In my last post, I wrote about something I’m learning in my Social Welfare Practice class called Strengths Perspective. In that post, I wrote about a gratitude journal to self. In this journal, we would write daily about one of our strengths for thirty days. If thirty days seemed a bit overwhelming, I suggested you do it for five days and then give yourself a break. If you’ve taken up this idea, and you get stuck, here’s one way to get unstuck.
Pay attention. Yes. Pay attention to all the little things you do and give yourself credit for them. When three-year-old Johnny asks you “why” for the thousandth time and you don’t snap at him. Count that as patience. Are you punctual when you’re arriving at work or another appointment? Consider it responsible. When a friend calls, and you give her your undivided attention, even if it’s just for fifteen or twenty minutes, count yourself as a good listener and friend. When your teenager isn’t being cooperative, and you choose to address it in a manner that’s advantageous to everyone instead of letting frustration and irritation make your decision, count it as maturity and long suffering. Maybe you’re a marvel at clipping coupons and saving money. That’s definitely the strength of resourcefulness.

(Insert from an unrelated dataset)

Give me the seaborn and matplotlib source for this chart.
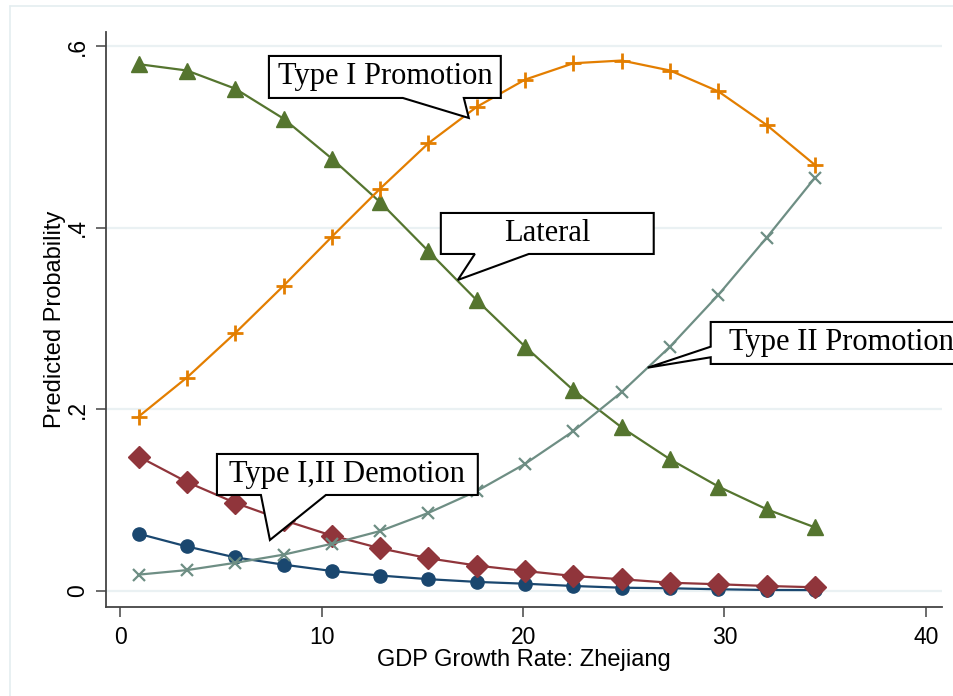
import matplotlib
matplotlib.use("Agg")
import matplotlib.pyplot as plt
from matplotlib.patches import Polygon
from matplotlib.lines import Line2D
import pandas as pd
import seaborn as sns

# Predicted probabilities of each career outcome by provincial GDP growth
gdp_growth = [0.9, 3.3, 5.7, 8.1, 10.5, 12.9, 15.3, 17.7, 20.1, 22.5, 24.9, 27.3, 29.7, 32.1, 34.5]
demotion_a = [0.063, 0.049, 0.037, 0.029, 0.022, 0.017, 0.013, 0.010, 0.008, 0.0055,
              0.0036, 0.003, 0.0019, 0.0011, 0.001]
demotion_b = [0.148, 0.120, 0.097, 0.078, 0.061, 0.047, 0.036, 0.028, 0.022, 0.0165,
              0.0129, 0.0091, 0.0074, 0.0055, 0.0041]
lateral = [0.580, 0.573, 0.553, 0.520, 0.476, 0.428, 0.374, 0.320, 0.269, 0.221,
           0.180, 0.145, 0.115, 0.090, 0.070]
promotion_1 = [0.192, 0.235, 0.284, 0.336, 0.390, 0.443, 0.493, 0.533, 0.563, 0.581,
               0.584, 0.573, 0.550, 0.513, 0.469]
promotion_2 = [0.018, 0.023, 0.031, 0.040, 0.052, 0.066, 0.086, 0.110, 0.140, 0.176,
               0.219, 0.269, 0.326, 0.389, 0.455]

x_ticks = [0, 10, 20, 30, 40]
y_ticks = [0, 0.2, 0.4, 0.6]
y_tick_labels = ["0", ".2", ".4", ".6"]

series = [
    ("demotion_a", demotion_a, "#1a476f", "o", 9.5, 1.0),
    ("demotion_b", demotion_b, "#90353b", "D", 11.5, 1.0),
    ("lateral", lateral, "#55752f", "^", 11.0, 1.0),
    ("promotion_1", promotion_1, "#e37e00", "+", 11.5, 2.0),
    ("promotion_2", promotion_2, "#6e8e84", "x", 8.0, 1.6),
]

frames = [pd.DataFrame({"growth": gdp_growth, "prob": vals, "outcome": name})
          for name, vals, *_ in series]
data = pd.concat(frames, ignore_index=True)

sns.set_theme(style="white")
plt.rcParams["font.family"] = ["Liberation Sans", "DejaVu Sans"]
plt.rcParams["text.color"] = "black"
plt.rcParams["axes.labelcolor"] = "black"

fig = plt.figure(figsize=(9.54, 6.96), dpi=100)
fig.patch.set_facecolor("white")
ax = fig.add_axes([106 / 954, 1 - 606.7 / 696, (942 - 106) / 954, (606.7 - 32) / 696])

for name, vals, color, marker, ms, mew in series:
    sns.lineplot(data=data[data["outcome"] == name], x="growth", y="prob", ax=ax,
                 color=color, marker=marker, markersize=ms, markeredgewidth=mew,
                 markeredgecolor=color, linewidth=1.6, legend=False, zorder=3)

ax.set_xlim(-0.72, 40.81)
ax.set_ylim(-0.0173, 0.6154)
ax.set_xticks(x_ticks)
ax.set_yticks(y_ticks)
ax.set_yticklabels(y_tick_labels)
ax.grid(False)
for yv in y_ticks:
    ax.axhline(yv, color="#eaf1f3", lw=1.6, zorder=0)

for side in ["top", "right"]:
    ax.spines[side].set_visible(False)
for side in ["left", "bottom"]:
    ax.spines[side].set_color("#444444")
    ax.spines[side].set_linewidth(1.3)

ax.tick_params(axis="both", which="major", direction="out", length=7.5, width=1.1,
               color="#444444", labelsize=16.5, labelcolor="black", pad=6.5,
               left=True, bottom=True)
ax.tick_params(axis="y", pad=5)
for lab in ax.get_yticklabels():
    lab.set_rotation(90)
    lab.set_va("center")

ax.set_xlabel("GDP Growth Rate: Zhejiang", fontsize=17, labelpad=0, color="black")
ax.set_ylabel("Predicted Probability", fontsize=17, labelpad=0, color="black")


def px_to_data(px, py):
    return ((px - 120.5) / 20.14, (591.0 - py) / 908.3)


def callout(box_px, pointer_px, tip_px, text, side):
    x0, y1 = px_to_data(box_px[0], box_px[1])
    x1, y0 = px_to_data(box_px[2], box_px[3])
    tip = px_to_data(*tip_px)
    if side == "bottom":
        b1 = px_to_data(pointer_px[0], box_px[3])[0]
        b2 = px_to_data(pointer_px[1], box_px[3])[0]
        verts = [(x0, y1), (x1, y1), (x1, y0), (b2, y0), tip, (b1, y0), (x0, y0)]
    else:
        b1 = px_to_data(box_px[0], pointer_px[0])[1]
        b2 = px_to_data(box_px[0], pointer_px[1])[1]
        verts = [(x0, y1), (x1, y1), (x1, y0), (x0, y0), (x0, b2), tip, (x0, b1)]
    ax.add_patch(Polygon(verts, closed=True, facecolor="white", edgecolor="black",
                         linewidth=1.5, zorder=10, clip_on=False, joinstyle="miter"))
    ax.text((x0 + x1) / 2, (y0 + y1) / 2, text, ha="center", va="center",
            fontsize=22, color="black", family=["Liberation Serif", "DejaVu Serif"],
            zorder=11, clip_on=False)


callout((269, 56, 501, 98), (403, 464), (469, 118), "Type I Promotion", "bottom")
callout((441, 213, 654, 254), (475, 529), (458, 280), "Lateral", "bottom")
callout((711, 322, 973, 364), (346.7, 357.3), (648, 367.7), "Type II Promotion", "left")
callout((217, 454, 478, 495), (261, 326), (270, 540), "Type I,II Demotion", "bottom")

# faint outer graph-region frame
fig.add_artist(Line2D([10 / 954, 10 / 954], [0, 1 - 6 / 696], transform=fig.transFigure,
                      color="#e4edf0", lw=1.2))
fig.add_artist(Line2D([10 / 954, 1], [1 - 6 / 696, 1 - 6 / 696], transform=fig.transFigure,
                      color="#e4edf0", lw=1.2))

fig.savefig("out.png", dpi=100, facecolor="white")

A lot of what we do are things that aren’t necessarily fun or pleasant but they need to be done. Do you show up and do them anyway? Count it as a strength. Chances are, your strengths are showing up every darn day. You’re just not noticing them. So, pay attention to those things you do. The lunches you make. The appointments you keep. The lessons you teach. All of our strengths are there. They are just hidden in the mundane and daily tasks of life.
One day after a conversation with a friend who was going through some difficult things, it dawned on me for the first time that I can be completely present with someone. I could really hear other people. What a revelation to have at forty-nine! When I began to really internalize this as a strength, I found it gave me confidence as I go to school to enter a helping profession.
Does that mean I’m a perfect listener? Nope. Not by a long shot. But I’m not talking about perfection. I’m talking about strengths. So, don’t think you have to always respond well to your teenager’s lack of cooperation in order to consider long-suffering and maturity a strength. If you didn’t handle it well yesterday, but you did better today, consider it a strength. If it didn’t go so well today, but you know you’re capable of doing better tomorrow, it counts.
Then, write these things down. And someday, when you’re not feeling so strong, pull out your list and remember, you’ve got strength.
So, keep at it, and don’t be surprised if you’re surprised at what you find when you simply pay attention.